Of the hospitals included in the program for 2014, 1,231 will see their payments increase, while 1,451 will be paid less.
Some experts argue the program's selection of winners and losers each year could discourage some hospitals that are working hard to improve quality but still ending up in the penalty range. “It's a moving target,” said Harold Miller, president and CEO of the Pittsburgh-based Center for Healthcare Quality and Payment Reform.
Also, Miller said, the program still relies too heavily on process-of-care measures rather than measures of actual patient outcomes.

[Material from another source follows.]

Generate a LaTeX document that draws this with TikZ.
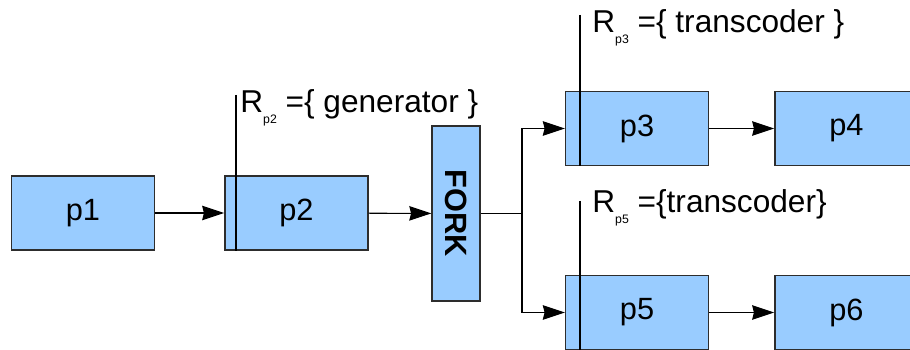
\documentclass[tikz,border=0pt]{standalone}
\usepackage{fontspec}
\setmainfont{Liberation Sans}
\usepackage{tikz}
\usetikzlibrary{arrows.meta}
\usetikzlibrary{positioning}
\definecolor{procblue}{RGB}{153, 204, 255}
\definecolor{procline}{RGB}{45, 45, 45}
\newcommand{\psub}[1]{\raisebox{-0.65ex}{\fontsize{7}{8}\selectfont #1}}
\tikzset{
  proc/.style={draw=procline, fill=procblue, line width=0.8pt, minimum width=2.86cm,
               minimum height=1.48cm, inner sep=0pt, font=\fontsize{17.5}{20}\selectfont},
  forkbox/.style={proc, minimum width=0.96cm, minimum height=3.5cm, font=\fontsize{17.5}{20}\selectfont\bfseries},
  flow/.style={-{Stealth[length=4.4mm, width=2.9mm, inset=0.35mm]}, line width=0.6pt},
  res/.style={anchor=base west, inner sep=0pt, font=\fontsize{18}{20}\selectfont},
  resline/.style={line width=0.6pt}
}

\begin{document}
\begin{tikzpicture}[x=0.02cm, y=-0.02cm]
            \useasboundingbox (0,0) rectangle (910,350);
            \clip (0,0) rectangle (910,350);
            \node[proc] (p1) at ( 83.0, 213.0) {p1};
            \node[proc, right=1.38cm of p1] (p2) {p2};
            \node[forkbox] (fork) at (456.0, 213.5) {\rotatebox{-90}{FORK}};
            \node[proc] (p3) at (637.0, 128.5) {p3};
            \node[proc, right=1.3cm of p3] (p4) {p4};
            \node[proc] (p5) at (637.0, 312.5) {p5};
            \node[proc, right=1.3cm of p5] (p6) {p6};
            \coordinate (split) at (522.0, 213.5);
            \coordinate (r2top) at (236.0,  95.0);
            \coordinate (r3top) at (580.0,  15.0);
            \coordinate (r5top) at (580.0, 201.0);
            \draw[flow] (p1) -- (p2);
            \draw[flow] (p2) -- (fork);
            \draw[resline] (fork.east) -- (split);
            \draw[flow] (split) |- (p3.west);
            \draw[flow] (split) |- (p5.west);
            \draw[flow] (p3) -- (p4);
            \draw[flow] (p5) -- (p6);
            \draw[resline] (r2top) -- (r2top |- p2.south);
            \draw[resline] (r3top) -- (r3top |- p3.south);
            \draw[resline] (r5top) -- (r5top |- p5.south);
            \node[res] (r2) at (240.0, 113.0) {R\psub{p2} =\{ generator \}};
            \node[res] (r3) at (592.0,  33.0) {R\psub{p3} =\{ transcoder \}};
            \node[res] (r5) at (592.0, 213.0) {R\psub{p5} =\{transcoder\}};
\end{tikzpicture}
\end{document}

Gallup (N.M.) Indian Medical Center, a 71-bed U.S. Indian Health Service hospital, will receive the largest penalty in the upcoming year, a reduction of 1.14%. The hospital was on the penalty side in 2013 as well, losing 0.4% of its Medicare payments. Arkansas Heart Hospital, a 112-bed specialty hospital in Little Rock, will see its payments jump by 0.88%, the largest payment increase of any participating hospital for 2014.
The program is budget-neutral and is funded through an across-the-board 1.25% cut in hospital's base-operating DRG payments—up from 1% in 2013. That cut is expected to generate more than $900 million, according to federal estimates. The percentage withheld from hospital payments increases incrementally in quarter percentage points over the next two years before topping out at 2% in 2017.